Berlin, Diyarbakir, Erbil Nach dem Unabhängigkeitsvotum in den nordirakischen Kurdengebieten stellt die Bundesregierung die weitere Ausbildung von Peschmerga-Kämpfern in der Region infrage. Das Bundestagsmandat für die Schulung der kurdischen Milizen ende im Dezember, sagte Außenamtssprecher Martin Schäfer am Freitag. Man wolle jetzt in Ruhe beobachten und vielleicht Gespräche mit den Verantwortlichen in Erbil führen, um zu schauen, ob die Umstände „gedeihlich genug“ seien, um die Mission „in dieser oder einer anderen Weise da überhaupt fortsetzen zu können“. Die Türkei hatte als Reaktion auf das Referendum die Ausbildung gestoppt.

In der Kurden-Region verschärften sich unterdessen die Spannungen: Die kurdische Regionalregierung weigerte sich, die Kontrolle über die Grenzübergänge zur Türkei, zum Iran und zu Syrien zurück an die Zentralregierung in Bagdad zu übertragen, wie diese es gefordert hatte.
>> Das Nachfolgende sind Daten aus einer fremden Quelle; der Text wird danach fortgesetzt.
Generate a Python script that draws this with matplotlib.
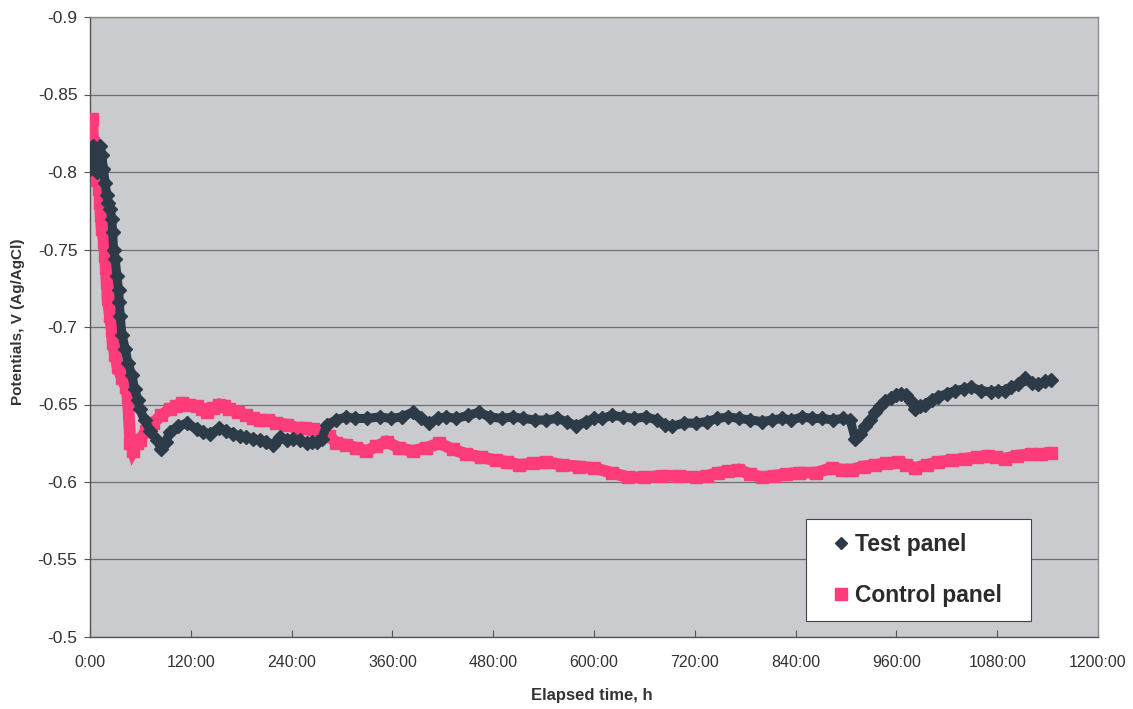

Bei einem Angriff der türkischen Armee wurden nach Angaben aus Sicherheitskreisen drei Kämpfer der verbotenen Kurdischen Arbeiterpartei PKK getötet. Auch ein Soldat kam bei den Kämpfen in der Region Dohuk um. Der Iran verbot vorübergehend Öltransporte in und aus den Kurden-Gebieten. Am Freitagabend sollten auf Anordnung der Regierung in Bagdad alle internationalen Flüge in die Region eingestellt werden.

Die Bundesregierung sei in großer Sorge, dass das Referendum „kein Beitrag zu Frieden und Stabilität in der Region“ sei, sagte der Sprecher des Auswärtigen Amtes. Es müsse geprüft werden, ob der Einsatz „in dieser oder in einer anderen Weise“ fortgesetzt werden könne. Die Kurdische Gemeinschaft Deutschland rief die Bundesregierung auf, die Kurden weiter zu unterstützen und eine Fürsprecherrolle für die Volksgruppe in Europa zu übernehmen.

Auch die Türkei hatte als Nato-Mitglied die Peschmerga im Kampf gegen die Extremisten-Miliz Islamischer Staat (IS) seit 2014 ausgebildet. Als Reaktion auf das Referendum am Montag drohte die türkische Regierung mit einer Blockade der Kurden-Region und hat auch einen Militäreinsatz nicht ausgeschlossen. Regierungschef Binali Yildirim sagte am Freitag, alle Maßnahmen würden sich nur gegen die Verantwortlichen der Abstimmung richten, die Zivilisten würden sie nicht zu spüren bekommen. Die Türkei befürchtet genau wie der Iran, dass das kurdische Ja-Votum zur Unabhängigkeit Separatisten unter ihren kurdischen Minderheiten Auftrieb geben könnte.